Report Casts Doubt on New Gas Investment in Appalachia

JOHNSTOWN, Pa. – Natural gas field development in Appalachia is unlikely to be profitable in the future because of the United States’ trend toward reducing its carbon footprint, according to a report from the Stockholm Environment Institute’s U.S. Center and the Ohio River Valley Institute. 

The report, “Risks for New Natural Gas Development in Appalachia,” is a quantitative assessment of how the region’s gas industry would fare in a low-carbon future. The authors analyzed 200 prospective gas projects in Pennsylvania, Ohio, and West Virginia, using data from Rystad Energy, an energy research and business intelligence agency. By assessing each field’s capital and operating costs, as well as the gas prices necessary to keep such fields profitable, the study found that the gas industry in Appalachia is vulnerable to sustained, low prices of domestic gas and natural gas liquids. 

“Our analysis shows that gas expansion in Appalachia is a risky investment,” said Peter Erickson, a senior scientist and climate policy program director with  Stockholm Environment Institute and the study’s lead author. “The calculations show that new gas developments face an array of serious financial risks that could render extraction from Marcellus gas fields unprofitable in the coming years.” 

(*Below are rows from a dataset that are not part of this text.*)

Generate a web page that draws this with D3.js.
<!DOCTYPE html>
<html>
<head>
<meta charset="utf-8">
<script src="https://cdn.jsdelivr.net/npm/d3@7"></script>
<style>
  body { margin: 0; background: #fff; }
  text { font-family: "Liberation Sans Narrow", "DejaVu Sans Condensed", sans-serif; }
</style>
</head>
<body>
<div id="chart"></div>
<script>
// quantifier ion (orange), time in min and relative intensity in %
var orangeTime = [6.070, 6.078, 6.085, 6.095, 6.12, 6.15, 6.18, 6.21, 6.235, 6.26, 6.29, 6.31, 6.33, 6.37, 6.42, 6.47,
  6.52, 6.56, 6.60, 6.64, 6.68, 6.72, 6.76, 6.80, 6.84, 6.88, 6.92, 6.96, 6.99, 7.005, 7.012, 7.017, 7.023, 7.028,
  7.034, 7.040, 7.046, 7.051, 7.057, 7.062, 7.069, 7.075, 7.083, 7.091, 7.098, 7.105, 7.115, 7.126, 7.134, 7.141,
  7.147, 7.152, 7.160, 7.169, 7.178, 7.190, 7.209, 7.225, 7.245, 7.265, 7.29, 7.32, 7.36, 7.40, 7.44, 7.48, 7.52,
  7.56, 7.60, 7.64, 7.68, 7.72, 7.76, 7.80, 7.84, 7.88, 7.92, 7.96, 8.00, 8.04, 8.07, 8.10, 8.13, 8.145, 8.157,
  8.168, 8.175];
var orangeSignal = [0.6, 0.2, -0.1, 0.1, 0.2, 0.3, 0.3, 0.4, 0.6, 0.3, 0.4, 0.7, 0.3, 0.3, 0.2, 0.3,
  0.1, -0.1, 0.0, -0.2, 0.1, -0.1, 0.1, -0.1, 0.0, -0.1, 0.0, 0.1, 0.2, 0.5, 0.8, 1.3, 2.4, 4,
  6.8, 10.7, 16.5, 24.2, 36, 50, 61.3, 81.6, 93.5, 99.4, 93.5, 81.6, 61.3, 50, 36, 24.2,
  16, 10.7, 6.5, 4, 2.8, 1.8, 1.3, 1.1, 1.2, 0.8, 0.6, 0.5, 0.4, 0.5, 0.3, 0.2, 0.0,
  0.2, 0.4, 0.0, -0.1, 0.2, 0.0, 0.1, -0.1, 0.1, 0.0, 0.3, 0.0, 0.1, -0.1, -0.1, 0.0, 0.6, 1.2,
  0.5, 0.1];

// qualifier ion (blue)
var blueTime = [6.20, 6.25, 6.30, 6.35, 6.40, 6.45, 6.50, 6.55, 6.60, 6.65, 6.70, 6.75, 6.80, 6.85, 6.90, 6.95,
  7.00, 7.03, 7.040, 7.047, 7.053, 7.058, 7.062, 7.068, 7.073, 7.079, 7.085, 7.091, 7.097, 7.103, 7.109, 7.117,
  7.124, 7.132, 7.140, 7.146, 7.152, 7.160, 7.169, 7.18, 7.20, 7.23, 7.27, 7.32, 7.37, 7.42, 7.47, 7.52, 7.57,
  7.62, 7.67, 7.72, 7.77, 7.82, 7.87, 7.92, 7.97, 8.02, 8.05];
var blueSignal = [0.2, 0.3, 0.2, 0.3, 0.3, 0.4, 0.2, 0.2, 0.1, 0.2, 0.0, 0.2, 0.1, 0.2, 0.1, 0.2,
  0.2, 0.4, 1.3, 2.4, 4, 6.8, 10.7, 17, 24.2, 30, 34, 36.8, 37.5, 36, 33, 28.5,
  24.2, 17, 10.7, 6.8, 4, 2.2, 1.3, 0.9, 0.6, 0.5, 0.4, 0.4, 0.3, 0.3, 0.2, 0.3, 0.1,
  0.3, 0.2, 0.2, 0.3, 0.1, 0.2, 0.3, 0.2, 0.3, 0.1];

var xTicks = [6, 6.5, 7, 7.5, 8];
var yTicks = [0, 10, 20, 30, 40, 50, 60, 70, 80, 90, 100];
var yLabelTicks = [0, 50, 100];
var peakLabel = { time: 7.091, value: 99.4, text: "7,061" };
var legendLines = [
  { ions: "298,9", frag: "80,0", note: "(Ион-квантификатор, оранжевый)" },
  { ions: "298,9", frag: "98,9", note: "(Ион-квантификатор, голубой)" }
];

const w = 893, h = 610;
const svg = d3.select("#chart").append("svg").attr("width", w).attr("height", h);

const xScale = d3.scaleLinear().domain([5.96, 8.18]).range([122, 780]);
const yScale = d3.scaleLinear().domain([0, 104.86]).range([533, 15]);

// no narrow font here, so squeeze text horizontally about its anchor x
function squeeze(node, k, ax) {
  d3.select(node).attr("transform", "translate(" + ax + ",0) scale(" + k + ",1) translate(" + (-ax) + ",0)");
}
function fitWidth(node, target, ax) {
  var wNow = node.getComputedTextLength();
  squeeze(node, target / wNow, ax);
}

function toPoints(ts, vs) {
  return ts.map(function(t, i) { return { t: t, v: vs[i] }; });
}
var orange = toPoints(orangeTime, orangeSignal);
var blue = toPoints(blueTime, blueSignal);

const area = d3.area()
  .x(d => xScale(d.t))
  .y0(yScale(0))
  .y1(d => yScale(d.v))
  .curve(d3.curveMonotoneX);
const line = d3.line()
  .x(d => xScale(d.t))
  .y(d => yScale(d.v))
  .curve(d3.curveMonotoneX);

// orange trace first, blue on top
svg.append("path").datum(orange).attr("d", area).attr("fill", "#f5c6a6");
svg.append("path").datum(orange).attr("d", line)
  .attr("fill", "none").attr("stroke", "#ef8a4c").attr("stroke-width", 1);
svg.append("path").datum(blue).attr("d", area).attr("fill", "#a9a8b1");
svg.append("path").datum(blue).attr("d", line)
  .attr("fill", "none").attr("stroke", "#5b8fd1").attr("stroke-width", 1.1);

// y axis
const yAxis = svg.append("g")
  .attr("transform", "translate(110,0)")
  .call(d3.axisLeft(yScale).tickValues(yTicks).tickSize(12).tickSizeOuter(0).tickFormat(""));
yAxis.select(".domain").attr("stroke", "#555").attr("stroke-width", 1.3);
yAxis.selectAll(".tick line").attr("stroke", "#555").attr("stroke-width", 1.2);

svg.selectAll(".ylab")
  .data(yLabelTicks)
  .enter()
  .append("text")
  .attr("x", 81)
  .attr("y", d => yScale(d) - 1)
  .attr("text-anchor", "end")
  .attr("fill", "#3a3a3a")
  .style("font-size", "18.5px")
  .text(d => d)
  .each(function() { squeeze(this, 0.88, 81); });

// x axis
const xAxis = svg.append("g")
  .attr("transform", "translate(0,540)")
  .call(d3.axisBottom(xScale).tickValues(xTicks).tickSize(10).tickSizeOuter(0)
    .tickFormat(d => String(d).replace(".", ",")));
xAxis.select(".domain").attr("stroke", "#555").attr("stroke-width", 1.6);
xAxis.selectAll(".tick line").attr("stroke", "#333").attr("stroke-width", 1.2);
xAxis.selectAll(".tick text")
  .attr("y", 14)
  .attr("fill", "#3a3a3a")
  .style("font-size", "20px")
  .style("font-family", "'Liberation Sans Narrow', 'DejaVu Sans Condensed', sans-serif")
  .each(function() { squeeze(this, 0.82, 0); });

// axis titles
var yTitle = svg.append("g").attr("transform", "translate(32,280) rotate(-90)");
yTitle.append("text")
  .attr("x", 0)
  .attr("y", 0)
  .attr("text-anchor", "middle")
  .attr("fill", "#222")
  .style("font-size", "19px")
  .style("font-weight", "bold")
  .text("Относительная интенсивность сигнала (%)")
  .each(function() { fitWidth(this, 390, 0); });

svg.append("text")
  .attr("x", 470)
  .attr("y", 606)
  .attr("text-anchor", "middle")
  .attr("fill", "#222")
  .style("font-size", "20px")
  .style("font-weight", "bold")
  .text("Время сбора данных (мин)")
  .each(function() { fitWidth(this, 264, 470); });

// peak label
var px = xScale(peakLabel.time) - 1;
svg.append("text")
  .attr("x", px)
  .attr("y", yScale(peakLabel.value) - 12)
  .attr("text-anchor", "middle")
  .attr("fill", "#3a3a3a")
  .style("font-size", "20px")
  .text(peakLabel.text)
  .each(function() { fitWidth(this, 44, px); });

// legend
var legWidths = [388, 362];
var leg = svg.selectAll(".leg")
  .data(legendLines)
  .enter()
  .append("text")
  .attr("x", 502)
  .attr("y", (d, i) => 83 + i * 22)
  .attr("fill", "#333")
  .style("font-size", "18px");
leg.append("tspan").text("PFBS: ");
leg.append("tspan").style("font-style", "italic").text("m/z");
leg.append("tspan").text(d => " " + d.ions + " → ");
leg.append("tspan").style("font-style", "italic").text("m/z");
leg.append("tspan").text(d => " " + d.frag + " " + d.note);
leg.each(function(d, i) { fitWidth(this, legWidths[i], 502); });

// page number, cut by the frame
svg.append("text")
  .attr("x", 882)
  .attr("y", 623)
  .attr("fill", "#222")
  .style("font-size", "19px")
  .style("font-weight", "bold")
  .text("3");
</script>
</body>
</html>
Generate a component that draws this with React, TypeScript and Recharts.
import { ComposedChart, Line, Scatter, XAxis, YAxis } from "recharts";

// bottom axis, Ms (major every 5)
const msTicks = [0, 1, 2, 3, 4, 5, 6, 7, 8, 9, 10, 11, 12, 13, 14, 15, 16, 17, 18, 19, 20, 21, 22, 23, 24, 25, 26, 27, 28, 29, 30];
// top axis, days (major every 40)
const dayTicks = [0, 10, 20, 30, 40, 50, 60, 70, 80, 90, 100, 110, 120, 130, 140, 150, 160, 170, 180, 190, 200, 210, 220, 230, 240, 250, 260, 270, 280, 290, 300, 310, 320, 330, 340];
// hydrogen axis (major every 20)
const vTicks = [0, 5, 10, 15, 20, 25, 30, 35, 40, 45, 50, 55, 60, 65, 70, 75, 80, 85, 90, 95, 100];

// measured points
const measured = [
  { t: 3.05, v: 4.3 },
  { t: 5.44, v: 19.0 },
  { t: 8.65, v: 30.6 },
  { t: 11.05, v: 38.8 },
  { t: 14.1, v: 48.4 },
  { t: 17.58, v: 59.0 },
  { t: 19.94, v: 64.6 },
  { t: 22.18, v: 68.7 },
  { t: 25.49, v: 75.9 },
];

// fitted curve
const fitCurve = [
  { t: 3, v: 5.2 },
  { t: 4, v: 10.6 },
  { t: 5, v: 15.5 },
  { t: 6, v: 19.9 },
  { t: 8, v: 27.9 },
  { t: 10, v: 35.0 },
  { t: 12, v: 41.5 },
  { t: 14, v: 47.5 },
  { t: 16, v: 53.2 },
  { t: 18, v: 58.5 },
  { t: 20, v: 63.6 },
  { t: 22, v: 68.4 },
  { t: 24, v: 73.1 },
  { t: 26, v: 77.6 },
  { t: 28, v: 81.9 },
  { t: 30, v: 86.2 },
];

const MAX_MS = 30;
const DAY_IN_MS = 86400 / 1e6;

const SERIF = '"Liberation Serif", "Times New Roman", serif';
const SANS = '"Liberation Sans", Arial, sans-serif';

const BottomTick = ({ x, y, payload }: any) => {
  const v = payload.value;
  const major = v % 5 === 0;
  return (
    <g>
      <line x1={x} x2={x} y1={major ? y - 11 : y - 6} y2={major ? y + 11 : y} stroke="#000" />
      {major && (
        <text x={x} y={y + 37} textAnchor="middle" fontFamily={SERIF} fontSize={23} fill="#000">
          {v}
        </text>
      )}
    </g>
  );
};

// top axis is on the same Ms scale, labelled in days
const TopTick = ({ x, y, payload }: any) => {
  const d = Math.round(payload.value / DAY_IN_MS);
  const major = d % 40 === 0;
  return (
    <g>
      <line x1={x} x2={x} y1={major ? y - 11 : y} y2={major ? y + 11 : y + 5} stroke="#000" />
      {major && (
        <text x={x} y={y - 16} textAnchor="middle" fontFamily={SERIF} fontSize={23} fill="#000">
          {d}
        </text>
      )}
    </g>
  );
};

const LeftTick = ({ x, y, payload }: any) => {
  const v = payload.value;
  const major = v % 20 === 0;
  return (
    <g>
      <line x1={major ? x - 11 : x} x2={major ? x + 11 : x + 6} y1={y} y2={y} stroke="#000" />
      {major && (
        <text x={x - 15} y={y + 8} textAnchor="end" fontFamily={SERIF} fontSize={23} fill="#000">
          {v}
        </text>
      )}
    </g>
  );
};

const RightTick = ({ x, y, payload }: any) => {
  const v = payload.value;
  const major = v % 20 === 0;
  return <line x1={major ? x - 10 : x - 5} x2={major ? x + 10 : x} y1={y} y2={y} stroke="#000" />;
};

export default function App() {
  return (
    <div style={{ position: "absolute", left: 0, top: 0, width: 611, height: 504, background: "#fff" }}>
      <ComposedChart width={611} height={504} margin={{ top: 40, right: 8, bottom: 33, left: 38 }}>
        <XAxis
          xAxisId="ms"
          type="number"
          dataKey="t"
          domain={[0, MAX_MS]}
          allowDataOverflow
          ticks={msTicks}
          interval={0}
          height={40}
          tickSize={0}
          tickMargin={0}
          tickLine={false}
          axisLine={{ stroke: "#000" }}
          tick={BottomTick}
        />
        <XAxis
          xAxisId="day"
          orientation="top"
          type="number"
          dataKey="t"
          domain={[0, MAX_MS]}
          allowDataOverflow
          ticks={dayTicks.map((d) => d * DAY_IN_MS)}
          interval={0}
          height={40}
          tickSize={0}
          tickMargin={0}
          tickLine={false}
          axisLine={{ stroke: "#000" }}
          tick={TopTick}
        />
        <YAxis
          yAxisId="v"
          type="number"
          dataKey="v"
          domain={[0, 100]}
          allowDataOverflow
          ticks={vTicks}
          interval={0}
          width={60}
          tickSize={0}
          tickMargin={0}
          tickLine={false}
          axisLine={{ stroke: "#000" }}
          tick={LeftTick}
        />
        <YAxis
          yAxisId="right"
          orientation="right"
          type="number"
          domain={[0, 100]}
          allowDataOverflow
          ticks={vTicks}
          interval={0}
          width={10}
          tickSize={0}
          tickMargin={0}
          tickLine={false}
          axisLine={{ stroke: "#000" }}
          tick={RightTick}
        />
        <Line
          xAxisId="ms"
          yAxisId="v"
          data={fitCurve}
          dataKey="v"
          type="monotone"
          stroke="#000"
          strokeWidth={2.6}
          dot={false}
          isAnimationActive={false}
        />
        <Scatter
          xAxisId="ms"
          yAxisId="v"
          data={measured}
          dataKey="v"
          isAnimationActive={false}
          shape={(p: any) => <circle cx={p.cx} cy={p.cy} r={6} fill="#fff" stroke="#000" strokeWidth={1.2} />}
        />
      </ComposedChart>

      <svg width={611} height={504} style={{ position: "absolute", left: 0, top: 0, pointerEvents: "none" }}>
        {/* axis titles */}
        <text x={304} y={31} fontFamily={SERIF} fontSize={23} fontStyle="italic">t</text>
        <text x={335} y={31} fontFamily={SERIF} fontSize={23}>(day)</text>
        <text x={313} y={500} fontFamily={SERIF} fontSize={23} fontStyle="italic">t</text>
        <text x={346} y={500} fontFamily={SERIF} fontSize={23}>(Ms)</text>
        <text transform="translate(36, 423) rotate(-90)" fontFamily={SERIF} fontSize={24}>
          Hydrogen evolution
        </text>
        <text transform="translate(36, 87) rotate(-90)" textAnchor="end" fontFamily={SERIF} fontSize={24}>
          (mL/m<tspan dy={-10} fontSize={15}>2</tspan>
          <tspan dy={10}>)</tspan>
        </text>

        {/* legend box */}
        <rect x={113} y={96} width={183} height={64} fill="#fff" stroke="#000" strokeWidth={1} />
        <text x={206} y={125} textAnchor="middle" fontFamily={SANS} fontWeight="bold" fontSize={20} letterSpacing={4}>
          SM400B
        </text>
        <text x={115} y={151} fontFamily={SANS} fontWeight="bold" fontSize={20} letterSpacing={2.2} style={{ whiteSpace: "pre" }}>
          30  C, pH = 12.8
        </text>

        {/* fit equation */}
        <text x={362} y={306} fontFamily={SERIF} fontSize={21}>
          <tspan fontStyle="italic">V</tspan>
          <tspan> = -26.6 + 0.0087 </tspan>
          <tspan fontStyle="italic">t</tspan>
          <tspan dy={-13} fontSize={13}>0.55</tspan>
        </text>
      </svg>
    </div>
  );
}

The report finds that a rapidly decarbonizing economy – a specific policy aim of President Joe Biden – would severely undermine the profitability of Appalachian gas development, resulting in reduced production. Lower gas production would in turn crimp the output of natural gas byproducts like ethane that serve as feedstock for any petrochemical build-out. 

Royal Dutch Shell is building a $6 billion ethane cracker plant near Monaca, Pa. The plant will convert ethane liquid gas into ethylene, a byproduct used to manufacture plastic products.

“Communities in Appalachia know firsthand what happens when leaders fail to plan for markets that are moving away from fossil fuels,” said Joanne Kilgour, executive director of the Ohio River Valley Institute. “We already know that fracking has failed to deliver prosperity for the local communities that produce the gas. This report makes it clear that the region should plan for real economic development that can flourish in the 21st century.”